Fractionized based rheological features of transient motion of Walter's B fluid in a rectangular oscillatory duct with cosine and sine oscillations

The area of fractional calculus, which incorporates fractional or noninteger order derivatives and integrals, has become one of the more effective fields. As compared to the traditional differentiation with derivatives of integer order, the branch of fractional calculus with derivatives of fractional order yields more powerful results in various disciplines including bioengineering, nonlinear dynamical systems, geophysics, etc. This study is organized to address the significance of powerful tool of fractional derivatives on the transient magnetized flow behavior of a Walter's B non-Newtonian fluid in a porous medium developed inside an oscillatory rectangular fluid.
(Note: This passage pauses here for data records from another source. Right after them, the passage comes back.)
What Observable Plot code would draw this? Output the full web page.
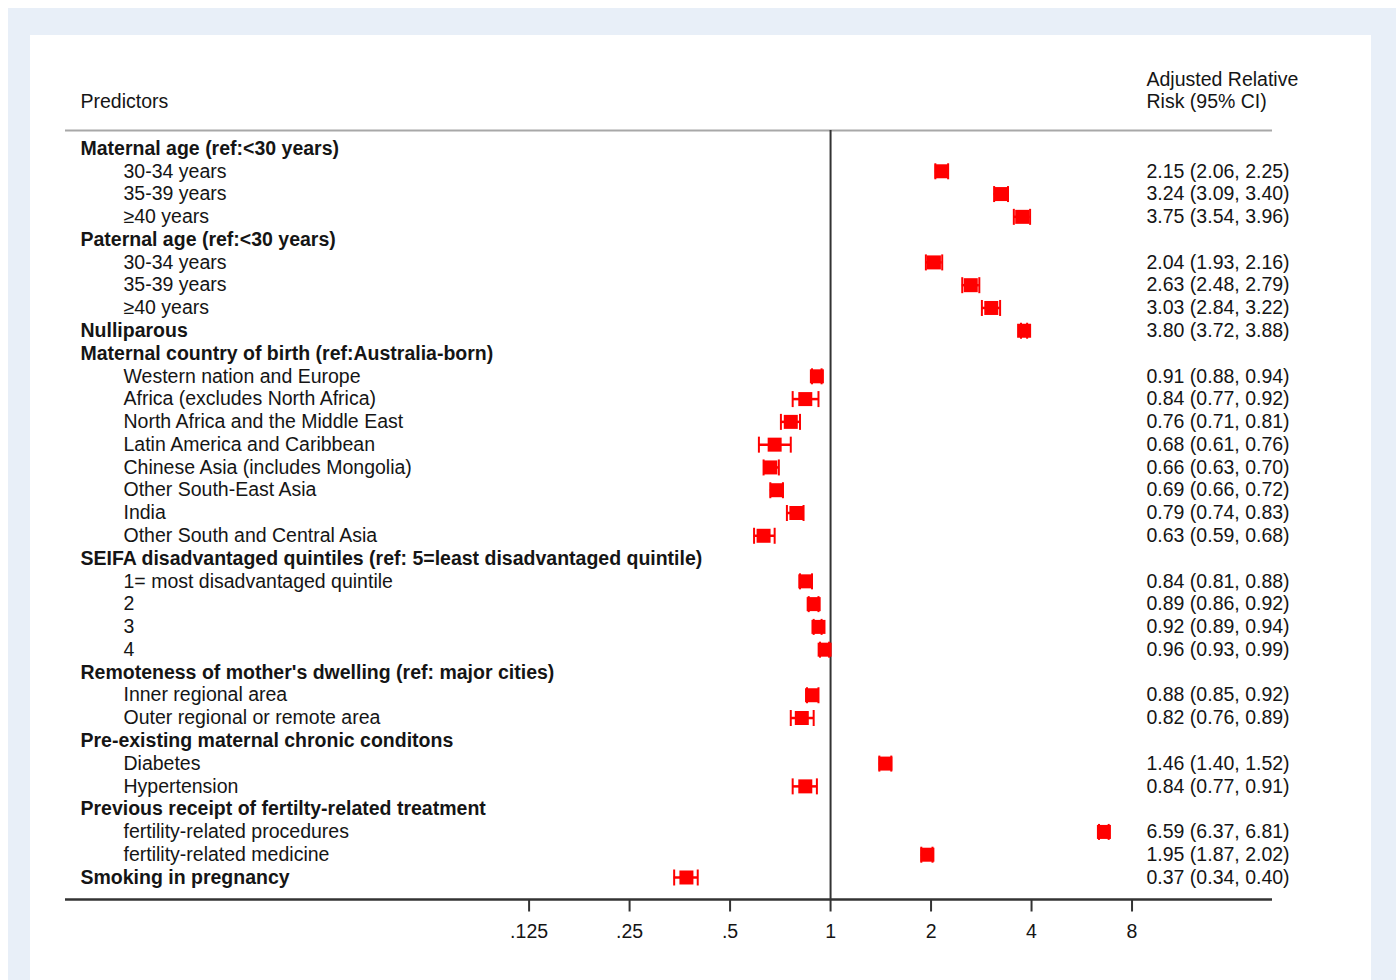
<!DOCTYPE html>
<html><head><meta charset="utf-8">
<script src="https://cdn.jsdelivr.net/npm/d3@7"></script>
<script src="https://cdn.jsdelivr.net/npm/@observablehq/plot@0.6"></script>
<style>
html,body{margin:0;padding:0;background:#fff;}
#page{position:relative;width:1396px;height:980px;overflow:hidden;}
#bg{position:absolute;left:8px;top:8px;width:1388px;height:972px;background:#e8eff8;}
#panel{position:absolute;left:30px;top:35px;width:1341px;height:945px;background:#fff;}
#chart{position:absolute;left:0;top:0;}
</style></head><body>
<div id="page"><div id="bg"></div><div id="panel"></div><div id="chart"></div></div>
<script>
// ---- data ----
const labels = [
  "Maternal age (ref:<30 years)", "30-34 years", "35-39 years", "≥40 years",
  "Paternal age (ref:<30 years)", "30-34 years", "35-39 years", "≥40 years",
  "Nulliparous",
  "Maternal country of birth (ref:Australia-born)",
  "Western nation and Europe", "Africa (excludes North Africa)", "North Africa and the Middle East",
  "Latin America and Caribbean", "Chinese Asia (includes Mongolia)", "Other South-East Asia",
  "India", "Other South and Central Asia",
  "SEIFA disadvantaged quintiles (ref: 5=least disadvantaged quintile)",
  "1= most disadvantaged quintile", "2", "3", "4",
  "Remoteness of mother's dwelling (ref: major cities)",
  "Inner regional area", "Outer regional or remote area",
  "Pre-existing maternal chronic conditons", "Diabetes", "Hypertension",
  "Previous receipt of fertilty-related treatment",
  "fertility-related procedures", "fertility-related medicine",
  "Smoking in pregnancy"
];
const isGroup = [1,0,0,0, 1,0,0,0, 1, 1,0,0,0,0,0,0,0,0, 1,0,0,0,0, 1,0,0, 1,0,0, 1,0,0, 1];
const rr    = [null,2.15,3.24,3.75, null,2.04,2.63,3.03, 3.80, null,0.91,0.84,0.76,0.68,0.66,0.69,0.79,0.63, null,0.84,0.89,0.92,0.96, null,0.88,0.82, null,1.46,0.84, null,6.59,1.95, 0.37];
const lower = [null,2.06,3.09,3.54, null,1.93,2.48,2.84, 3.72, null,0.88,0.77,0.71,0.61,0.63,0.66,0.74,0.59, null,0.81,0.86,0.89,0.93, null,0.85,0.76, null,1.40,0.77, null,6.37,1.87, 0.34];
const upper = [null,2.25,3.40,3.96, null,2.16,2.79,3.22, 3.88, null,0.94,0.92,0.81,0.76,0.70,0.72,0.83,0.68, null,0.88,0.92,0.94,0.99, null,0.92,0.89, null,1.52,0.91, null,6.81,2.02, 0.40];
const xTicks = [0.125, 0.25, 0.5, 1, 2, 4, 8];
const xTickLabels = [".125", ".25", ".5", "1", "2", "4", "8"];
const headerLeft = ["Predictors"];
const headerRight = ["Adjusted Relative", "Risk (95% CI)"];

// ---- build ----
const rows = labels.map((label, i) => ({i, label, group: isGroup[i] === 1, rr: rr[i], lo: lower[i], hi: upper[i]}));
const est = rows.filter(d => d.rr != null);
const ticks = xTicks.map((t, k) => ({t, label: xTickLabels[k]}));

const yTop = -0.79, yBottom = labels.length - 1 + 0.966;
const font = "'Liberation Sans', Arial, Helvetica, sans-serif";
const fs = 19.5;
const ink = "#151515";
const red = "#ff0000";

const squareSym = {draw(ctx, size) { const r = Math.sqrt(size / Math.PI); ctx.rect(-r, -r, 2 * r, 2 * r); }};
const capSym = {draw(ctx, size) { const r = Math.sqrt(size / Math.PI); ctx.moveTo(0, -r); ctx.lineTo(0, r); }};

const chart = Plot.plot({
  width: 1396,
  height: 980,
  marginLeft: 65,
  marginRight: 124,
  marginTop: 130,
  marginBottom: 81,
  style: {background: "transparent", fontFamily: font, fontSize: fs + "px", color: ink},
  x: {type: "log", domain: [0.005107, 21.08], axis: null},
  y: {domain: [yBottom, yTop], axis: null},
  marks: [
    Plot.ruleY([yTop], {stroke: "#a8a8a8", strokeWidth: 2}),
    Plot.ruleX([1], {stroke: "#333", strokeWidth: 2}),
    Plot.ruleY(est, {y: "i", x1: "lo", x2: "hi", stroke: red, strokeWidth: 2.5}),
    Plot.dot(est, {x: "lo", y: "i", symbol: capSym, r: 8, stroke: red, strokeWidth: 2, fill: "none"}),
    Plot.dot(est, {x: "hi", y: "i", symbol: capSym, r: 8, stroke: red, strokeWidth: 2, fill: "none"}),
    Plot.dot(est, {x: "rr", y: "i", symbol: squareSym, r: 7, fill: red, stroke: "none"}),
    Plot.text(rows.filter(d => d.group), {y: "i", text: "label", frameAnchor: "left", dx: 15, textAnchor: "start", fontWeight: "bold", fontSize: fs, fill: ink}),
    Plot.text(rows.filter(d => !d.group), {y: "i", text: "label", frameAnchor: "left", dx: 58, textAnchor: "start", fontSize: fs, fill: ink}),
    Plot.text(est, {y: "i", text: d => `${d.rr.toFixed(2)} (${d.lo.toFixed(2)}, ${d.hi.toFixed(2)})`, frameAnchor: "right", dx: -126, textAnchor: "start", fontSize: fs, fill: ink}),
    Plot.text(headerLeft, {text: d => d, frameAnchor: "top-left", dx: 15, dy: -29, lineAnchor: "middle", textAnchor: "start", fontSize: fs, fill: ink}),
    Plot.text([headerRight[0]], {text: d => d, frameAnchor: "top-right", dx: -126, dy: -51, lineAnchor: "middle", textAnchor: "start", fontSize: fs, fill: ink}),
    Plot.text([headerRight[1]], {text: d => d, frameAnchor: "top-right", dx: -126, dy: -29, lineAnchor: "middle", textAnchor: "start", fontSize: fs, fill: ink}),
    Plot.ruleY([yBottom], {stroke: "#333", strokeWidth: 2.5}),
    Plot.dot(ticks, {x: "t", frameAnchor: "bottom", dy: 6, symbol: capSym, r: 6, stroke: "#333", strokeWidth: 2, fill: "none"}),
    Plot.text(ticks, {x: "t", text: "label", frameAnchor: "bottom", dy: 32, lineAnchor: "middle", textAnchor: "middle", fontSize: fs, fill: ink})
  ]
});
document.getElementById("chart").appendChild(chart);
</script>
</body></html>
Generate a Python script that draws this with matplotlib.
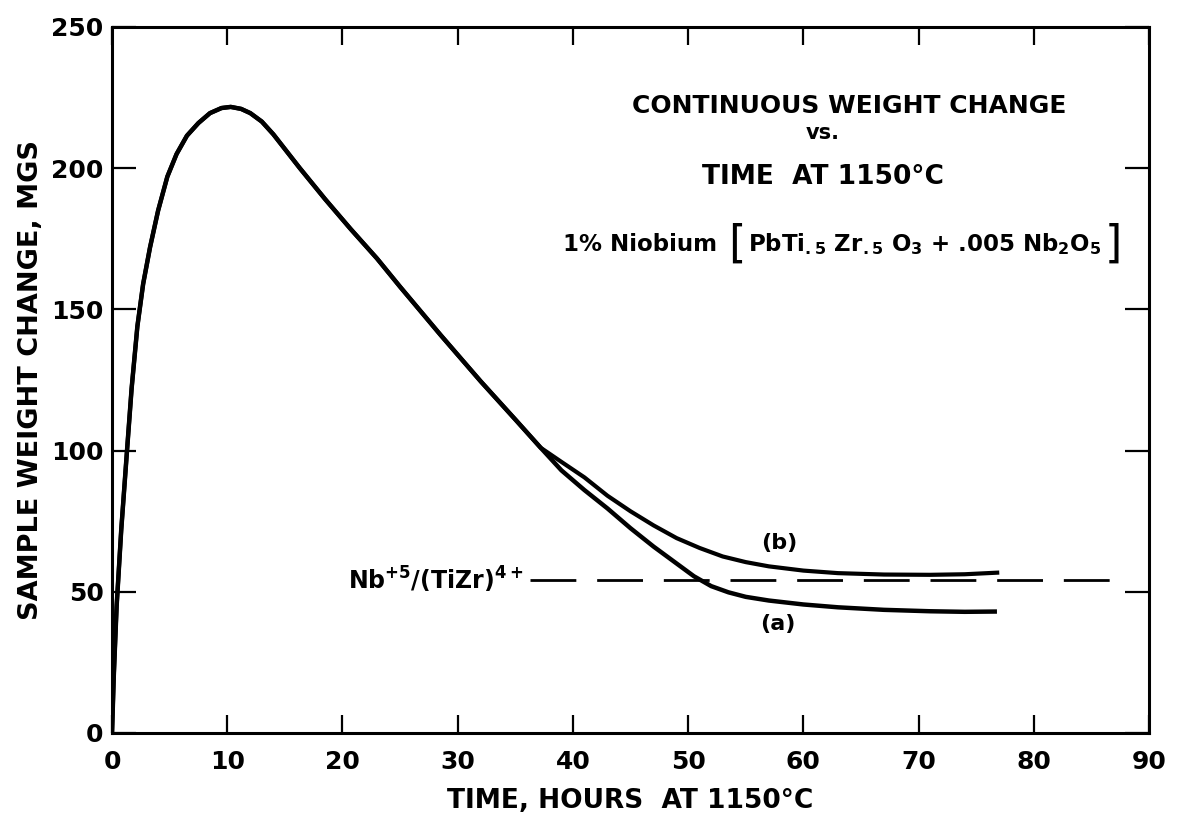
import matplotlib
matplotlib.use("Agg")
import matplotlib.pyplot as plt
from matplotlib.offsetbox import TextArea, HPacker, AnnotationBbox

# shared part of both runs: heating up to the peak and the common decline
hours_common = [0, 0.15, 0.4, 0.8, 1.3, 1.7, 2.2, 2.7, 3.3, 4.0, 4.8, 5.6, 6.5,
                7.5, 8.5, 9.5, 10.3, 11.2, 12, 13, 14, 16.3, 18.5, 20.7, 23,
                25, 28.5, 32, 35, 37.2]
weight_common = [0, 20, 45, 72, 100, 122, 144, 159, 172, 185, 197, 205, 211.5,
                 216, 219.5, 221.3, 221.7, 221, 219.5, 216.5, 212, 200, 189,
                 178.5, 168, 158, 141, 124.5, 111, 101]

# run (a)
hours_a = [39, 41, 43, 45, 47, 49, 50.5, 52, 53.5, 55, 57, 60, 63, 67, 71, 74, 76.8]
weight_a = [93, 86, 79.5, 72.5, 66, 60, 55.5, 52, 49.8, 48.2, 46.9, 45.5, 44.5,
            43.6, 43.1, 42.9, 43]

# run (b)
hours_b = [39, 41, 43, 45, 47, 49, 51, 53, 55, 57, 60, 63, 67, 71, 74, 77]
weight_b = [96, 90.5, 84, 78.5, 73.5, 69, 65.5, 62.5, 60.5, 59, 57.5, 56.6,
            56.1, 56, 56.2, 56.8]

# Nb+5/(TiZr)4+ level
ratio_x = [36.3, 88]
ratio_y = [54, 54]

x_ticks = [0, 10, 20, 30, 40, 50, 60, 70, 80, 90]
y_ticks = [0, 50, 100, 150, 200, 250]

plt.rcParams['font.family'] = ['DejaVu Sans']
plt.rcParams['font.weight'] = 'bold'
plt.rcParams['mathtext.fontset'] = 'dejavusans'
plt.rcParams['lines.scale_dashes'] = False

fig = plt.figure(figsize=(11.83, 8.23), dpi=100)
ax = fig.add_axes([0.0947, 0.1094, 0.8766, 0.8578])

xa = hours_common + hours_a
ya = weight_common + weight_a
xb = hours_common + hours_b
yb = weight_common + weight_b
ax.plot(xa, ya, color='black', lw=3.2, solid_capstyle='butt')
ax.plot(xb, yb, color='black', lw=3.0, solid_capstyle='butt')
ax.plot(ratio_x, ratio_y, color='black', lw=2.0, dashes=(33, 15))

ax.set_xlim(0, 90)
ax.set_ylim(0, 250)
ax.set_xticks(x_ticks)
ax.set_yticks(y_ticks)
ax.tick_params(axis='x', direction='in', length=13, width=1.6, top=True,
               labelsize=18, pad=12)
ax.tick_params(axis='y', direction='in', length=17, width=1.6, right=True,
               labelsize=18, pad=6)
for s in ax.spines.values():
    s.set_linewidth(2.2)

ax.set_xlabel('TIME, HOURS  AT 1150°C', fontsize=19, fontweight='bold', labelpad=10)
ax.set_ylabel('SAMPLE WEIGHT CHANGE, MGS', fontsize=19.5, fontweight='bold', labelpad=5)

ax.text(64.0, 222, 'CONTINUOUS WEIGHT CHANGE', fontsize=18, ha='center', va='center')
ax.text(61.7, 212.5, 'vs.', fontsize=15, ha='center', va='center')
ax.text(61.7, 197, 'TIME  AT 1150°C', fontsize=19, ha='center', va='center')

# formula line with tall brackets
sub = dict(fontsize=16.5, fontweight='bold')
parts = [
    TextArea('1% Niobium ', textprops=sub),
    TextArea('[', textprops=dict(fontsize=32, fontweight='normal')),
    TextArea(r'PbTi$_{\mathbf{.5}}$ Zr$_{\mathbf{.5}}$ O$_{\mathbf{3}}$ + .005 Nb$_{\mathbf{2}}$O$_{\mathbf{5}}$',
             textprops=sub),
    TextArea(']', textprops=dict(fontsize=32, fontweight='normal')),
]
formula = HPacker(children=parts, align='center', pad=0, sep=2)
ab = AnnotationBbox(formula, (63.4, 173), xycoords='data', frameon=False,
                    box_alignment=(0.5, 0.5))
ax.add_artist(ab)

ax.text(35.7, 50.6, r'Nb$^{\mathbf{+5}}$/(TiZr)$^{\mathbf{4+}}$', fontsize=17,
        ha='right', va='baseline')
ax.text(57.9, 67.3, '(b)', fontsize=16, ha='center', va='center')
ax.text(57.8, 38.5, '(a)', fontsize=16, ha='center', va='center')

fig.savefig('out.png', dpi=100)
The flow behavior of fluid is examined in two dimensions by taking into account both cosine and sine oscillations. To observe the involvement of fractional derivative, an efficient Caputo fractional derivative is executed on the flow problem. The exact solution of the velocity field is manifested by executing double finite Fourier sine transform and Laplace transform techniques. The velocity distribution is also graphically explored corresponding to both types of oscillations and improved pertinent parameters. This fractional derivative based study manifests the result that the increasing values of the fractional parameter and fluid parameter yields an augmentation in the velocity field of the fluid.